* What to do
What are the lines from the one with "What Chart.js code" through the one with "var fit = fitX.map(function(v, i)", inclusive? Output them exactly, and leave out the pictures.
⁂
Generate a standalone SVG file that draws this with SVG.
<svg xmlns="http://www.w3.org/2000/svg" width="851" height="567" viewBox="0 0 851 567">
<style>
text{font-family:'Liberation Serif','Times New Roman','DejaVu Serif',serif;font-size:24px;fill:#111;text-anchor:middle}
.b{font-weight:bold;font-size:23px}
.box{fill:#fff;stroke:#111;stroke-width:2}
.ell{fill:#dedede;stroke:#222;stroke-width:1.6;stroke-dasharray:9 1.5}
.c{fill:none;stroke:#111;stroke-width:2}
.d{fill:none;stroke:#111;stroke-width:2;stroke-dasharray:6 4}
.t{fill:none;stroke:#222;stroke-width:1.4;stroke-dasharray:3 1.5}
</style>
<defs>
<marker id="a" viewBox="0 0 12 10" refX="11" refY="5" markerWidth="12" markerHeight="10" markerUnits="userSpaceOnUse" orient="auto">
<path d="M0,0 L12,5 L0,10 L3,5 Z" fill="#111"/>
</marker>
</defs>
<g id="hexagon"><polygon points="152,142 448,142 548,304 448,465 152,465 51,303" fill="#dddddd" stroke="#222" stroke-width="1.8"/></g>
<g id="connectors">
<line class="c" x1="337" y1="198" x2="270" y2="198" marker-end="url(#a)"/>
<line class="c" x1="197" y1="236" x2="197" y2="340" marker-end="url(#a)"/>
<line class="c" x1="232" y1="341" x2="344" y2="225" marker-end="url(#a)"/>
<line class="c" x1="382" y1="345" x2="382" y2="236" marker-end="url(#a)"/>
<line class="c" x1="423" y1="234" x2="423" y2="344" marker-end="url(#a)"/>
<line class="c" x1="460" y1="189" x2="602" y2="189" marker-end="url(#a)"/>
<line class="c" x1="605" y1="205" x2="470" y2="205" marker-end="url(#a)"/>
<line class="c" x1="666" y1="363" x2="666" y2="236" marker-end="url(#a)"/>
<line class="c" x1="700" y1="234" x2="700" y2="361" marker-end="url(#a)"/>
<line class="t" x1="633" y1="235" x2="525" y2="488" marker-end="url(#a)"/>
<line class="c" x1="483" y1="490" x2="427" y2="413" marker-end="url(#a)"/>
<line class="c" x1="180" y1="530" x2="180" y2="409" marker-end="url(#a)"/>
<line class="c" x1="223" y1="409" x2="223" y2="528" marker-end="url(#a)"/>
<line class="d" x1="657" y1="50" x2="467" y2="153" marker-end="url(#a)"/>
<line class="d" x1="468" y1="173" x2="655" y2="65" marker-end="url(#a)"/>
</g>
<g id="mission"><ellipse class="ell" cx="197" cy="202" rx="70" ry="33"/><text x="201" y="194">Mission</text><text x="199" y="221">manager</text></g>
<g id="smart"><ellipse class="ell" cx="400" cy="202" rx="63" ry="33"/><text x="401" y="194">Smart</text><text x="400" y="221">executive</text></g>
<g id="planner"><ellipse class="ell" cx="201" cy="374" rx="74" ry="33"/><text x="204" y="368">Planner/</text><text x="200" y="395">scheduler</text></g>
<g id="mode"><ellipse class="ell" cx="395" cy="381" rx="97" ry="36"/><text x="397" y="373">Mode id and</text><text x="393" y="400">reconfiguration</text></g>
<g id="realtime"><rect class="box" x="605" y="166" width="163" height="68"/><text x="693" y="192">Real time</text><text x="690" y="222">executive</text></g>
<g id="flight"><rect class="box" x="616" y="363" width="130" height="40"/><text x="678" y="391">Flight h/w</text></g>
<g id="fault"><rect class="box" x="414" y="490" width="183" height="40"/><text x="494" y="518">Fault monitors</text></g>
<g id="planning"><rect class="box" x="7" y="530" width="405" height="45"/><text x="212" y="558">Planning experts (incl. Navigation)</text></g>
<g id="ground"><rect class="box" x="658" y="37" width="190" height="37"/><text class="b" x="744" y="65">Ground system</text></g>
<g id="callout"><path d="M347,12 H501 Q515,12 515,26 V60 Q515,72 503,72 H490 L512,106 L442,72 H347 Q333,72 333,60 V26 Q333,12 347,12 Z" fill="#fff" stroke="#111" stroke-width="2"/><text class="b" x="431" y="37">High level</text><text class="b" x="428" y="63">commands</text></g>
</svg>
⁂
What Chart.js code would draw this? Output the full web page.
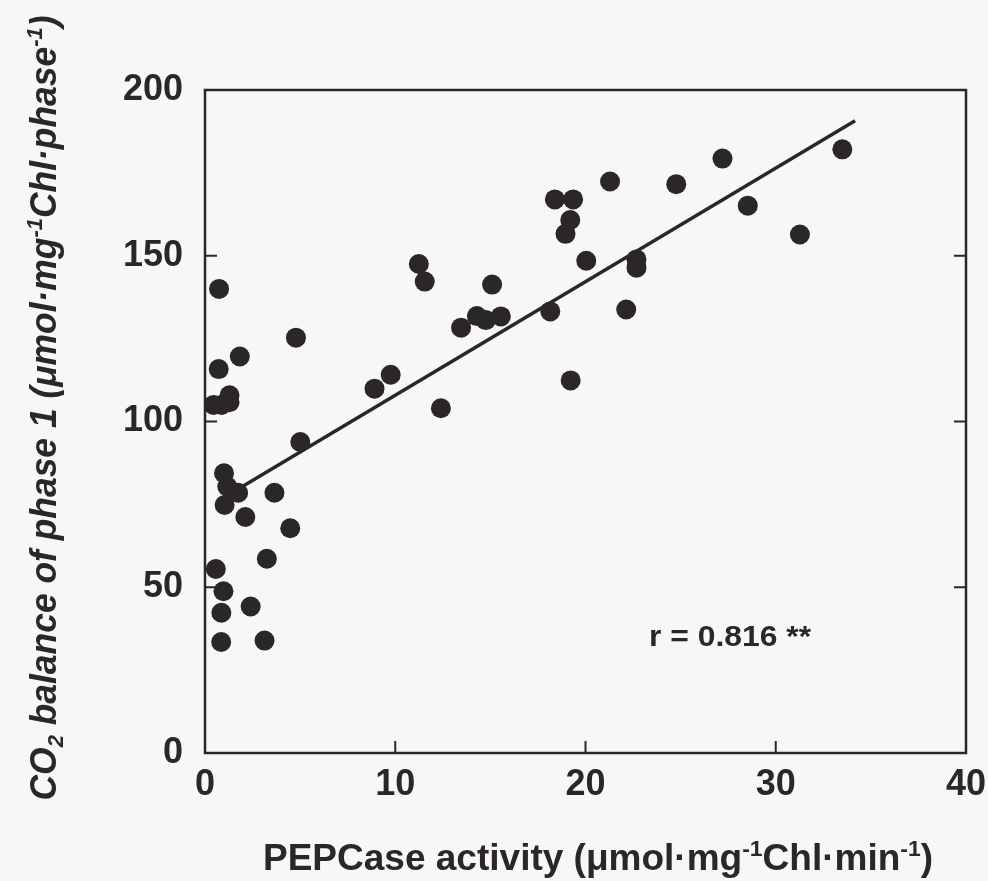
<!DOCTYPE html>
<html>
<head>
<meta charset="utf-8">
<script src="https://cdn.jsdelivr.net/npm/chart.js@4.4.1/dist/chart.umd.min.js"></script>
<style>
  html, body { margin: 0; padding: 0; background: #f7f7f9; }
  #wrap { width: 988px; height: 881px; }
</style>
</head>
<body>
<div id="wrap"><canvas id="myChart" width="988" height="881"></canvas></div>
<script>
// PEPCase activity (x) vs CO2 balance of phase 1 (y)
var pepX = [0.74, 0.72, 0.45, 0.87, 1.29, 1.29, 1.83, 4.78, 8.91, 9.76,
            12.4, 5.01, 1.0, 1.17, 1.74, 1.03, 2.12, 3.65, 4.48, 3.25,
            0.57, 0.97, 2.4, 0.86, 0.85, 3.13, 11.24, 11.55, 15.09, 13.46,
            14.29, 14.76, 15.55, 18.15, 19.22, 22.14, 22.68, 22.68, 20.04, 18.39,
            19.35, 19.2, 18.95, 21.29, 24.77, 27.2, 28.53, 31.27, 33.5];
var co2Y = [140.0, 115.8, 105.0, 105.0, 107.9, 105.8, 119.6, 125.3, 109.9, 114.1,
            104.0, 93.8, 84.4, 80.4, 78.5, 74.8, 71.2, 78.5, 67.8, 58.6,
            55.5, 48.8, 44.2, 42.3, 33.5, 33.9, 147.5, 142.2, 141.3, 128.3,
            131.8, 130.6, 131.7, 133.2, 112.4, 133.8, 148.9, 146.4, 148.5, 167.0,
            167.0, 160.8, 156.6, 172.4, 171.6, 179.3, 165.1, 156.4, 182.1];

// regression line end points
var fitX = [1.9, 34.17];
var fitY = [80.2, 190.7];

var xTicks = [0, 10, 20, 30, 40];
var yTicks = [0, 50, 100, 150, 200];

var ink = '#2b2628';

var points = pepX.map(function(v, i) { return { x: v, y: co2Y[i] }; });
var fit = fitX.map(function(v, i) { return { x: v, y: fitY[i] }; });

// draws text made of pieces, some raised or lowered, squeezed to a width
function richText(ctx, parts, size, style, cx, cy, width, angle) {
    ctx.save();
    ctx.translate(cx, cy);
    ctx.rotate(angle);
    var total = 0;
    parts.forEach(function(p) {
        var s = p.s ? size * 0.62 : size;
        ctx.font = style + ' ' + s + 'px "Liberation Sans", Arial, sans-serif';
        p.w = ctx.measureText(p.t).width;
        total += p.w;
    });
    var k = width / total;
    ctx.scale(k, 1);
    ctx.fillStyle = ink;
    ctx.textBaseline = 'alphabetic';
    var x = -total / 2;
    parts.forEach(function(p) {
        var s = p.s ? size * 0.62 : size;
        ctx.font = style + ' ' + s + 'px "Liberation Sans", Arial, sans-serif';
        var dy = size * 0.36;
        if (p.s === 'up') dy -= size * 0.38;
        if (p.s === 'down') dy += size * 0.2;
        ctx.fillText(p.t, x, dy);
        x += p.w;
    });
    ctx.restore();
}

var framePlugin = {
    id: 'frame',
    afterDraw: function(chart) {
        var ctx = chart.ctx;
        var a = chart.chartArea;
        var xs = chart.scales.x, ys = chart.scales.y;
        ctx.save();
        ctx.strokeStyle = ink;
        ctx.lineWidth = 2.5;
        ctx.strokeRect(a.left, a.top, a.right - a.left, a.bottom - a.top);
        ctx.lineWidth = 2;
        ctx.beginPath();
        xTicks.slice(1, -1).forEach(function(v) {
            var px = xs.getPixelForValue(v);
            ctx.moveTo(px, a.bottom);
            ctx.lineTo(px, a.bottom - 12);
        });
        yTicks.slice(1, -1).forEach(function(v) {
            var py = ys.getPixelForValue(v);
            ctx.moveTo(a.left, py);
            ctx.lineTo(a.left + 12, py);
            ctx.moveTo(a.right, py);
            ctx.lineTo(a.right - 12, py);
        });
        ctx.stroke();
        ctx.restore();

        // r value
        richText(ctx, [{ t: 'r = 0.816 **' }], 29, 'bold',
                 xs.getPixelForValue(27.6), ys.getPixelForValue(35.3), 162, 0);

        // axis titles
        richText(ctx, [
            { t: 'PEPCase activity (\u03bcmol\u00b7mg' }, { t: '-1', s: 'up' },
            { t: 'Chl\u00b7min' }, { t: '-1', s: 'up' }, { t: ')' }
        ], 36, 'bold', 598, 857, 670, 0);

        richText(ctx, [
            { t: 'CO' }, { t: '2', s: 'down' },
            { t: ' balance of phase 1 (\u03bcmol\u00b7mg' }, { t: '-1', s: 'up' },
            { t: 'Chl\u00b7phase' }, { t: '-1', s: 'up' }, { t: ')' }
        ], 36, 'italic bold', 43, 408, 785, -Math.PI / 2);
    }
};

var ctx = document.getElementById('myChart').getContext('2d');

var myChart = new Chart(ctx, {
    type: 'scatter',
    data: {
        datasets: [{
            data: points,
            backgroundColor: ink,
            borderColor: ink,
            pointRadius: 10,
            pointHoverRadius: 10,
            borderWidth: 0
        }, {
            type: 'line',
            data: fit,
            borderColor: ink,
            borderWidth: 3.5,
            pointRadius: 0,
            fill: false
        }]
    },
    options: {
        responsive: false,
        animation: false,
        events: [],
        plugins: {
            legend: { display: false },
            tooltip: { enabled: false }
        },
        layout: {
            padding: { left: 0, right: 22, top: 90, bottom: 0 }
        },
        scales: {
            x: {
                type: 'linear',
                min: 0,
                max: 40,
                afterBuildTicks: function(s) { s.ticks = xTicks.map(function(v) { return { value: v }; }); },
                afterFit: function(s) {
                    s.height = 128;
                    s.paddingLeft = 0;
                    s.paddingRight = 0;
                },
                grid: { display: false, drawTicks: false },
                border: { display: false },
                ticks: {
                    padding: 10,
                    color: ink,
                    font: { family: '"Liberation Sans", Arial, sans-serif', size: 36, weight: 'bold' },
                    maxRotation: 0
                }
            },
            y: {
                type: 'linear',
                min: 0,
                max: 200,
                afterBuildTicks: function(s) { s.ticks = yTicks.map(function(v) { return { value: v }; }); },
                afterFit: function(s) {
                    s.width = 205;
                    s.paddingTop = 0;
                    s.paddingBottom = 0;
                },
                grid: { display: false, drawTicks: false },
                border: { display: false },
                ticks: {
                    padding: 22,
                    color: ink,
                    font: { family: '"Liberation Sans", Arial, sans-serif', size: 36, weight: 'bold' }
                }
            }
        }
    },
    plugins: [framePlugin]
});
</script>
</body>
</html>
⁂
* Completed exercise
What Chart.js code would draw this? Output the full web page.
<!DOCTYPE html>
<html>
<head>
<meta charset="utf-8">
<script src="https://cdn.jsdelivr.net/npm/chart.js@4.4.1/dist/chart.umd.min.js"></script>
<style>
  html, body { margin: 0; padding: 0; background: #f7f7f9; }
  #wrap { width: 988px; height: 881px; }
</style>
</head>
<body>
<div id="wrap"><canvas id="myChart" width="988" height="881"></canvas></div>
<script>
// PEPCase activity (x) vs CO2 balance of phase 1 (y)
var pepX = [0.74, 0.72, 0.45, 0.87, 1.29, 1.29, 1.83, 4.78, 8.91, 9.76,
            12.4, 5.01, 1.0, 1.17, 1.74, 1.03, 2.12, 3.65, 4.48, 3.25,
            0.57, 0.97, 2.4, 0.86, 0.85, 3.13, 11.24, 11.55, 15.09, 13.46,
            14.29, 14.76, 15.55, 18.15, 19.22, 22.14, 22.68, 22.68, 20.04, 18.39,
            19.35, 19.2, 18.95, 21.29, 24.77, 27.2, 28.53, 31.27, 33.5];
var co2Y = [140.0, 115.8, 105.0, 105.0, 107.9, 105.8, 119.6, 125.3, 109.9, 114.1,
            104.0, 93.8, 84.4, 80.4, 78.5, 74.8, 71.2, 78.5, 67.8, 58.6,
            55.5, 48.8, 44.2, 42.3, 33.5, 33.9, 147.5, 142.2, 141.3, 128.3,
            131.8, 130.6, 131.7, 133.2, 112.4, 133.8, 148.9, 146.4, 148.5, 167.0,
            167.0, 160.8, 156.6, 172.4, 171.6, 179.3, 165.1, 156.4, 182.1];

// regression line end points
var fitX = [1.9, 34.17];
var fitY = [80.2, 190.7];

var xTicks = [0, 10, 20, 30, 40];
var yTicks = [0, 50, 100, 150, 200];

var ink = '#2b2628';

var points = pepX.map(function(v, i) { return { x: v, y: co2Y[i] }; });
var fit = fitX.map(function(v, i) { return { x: v, y: fitY[i] }; });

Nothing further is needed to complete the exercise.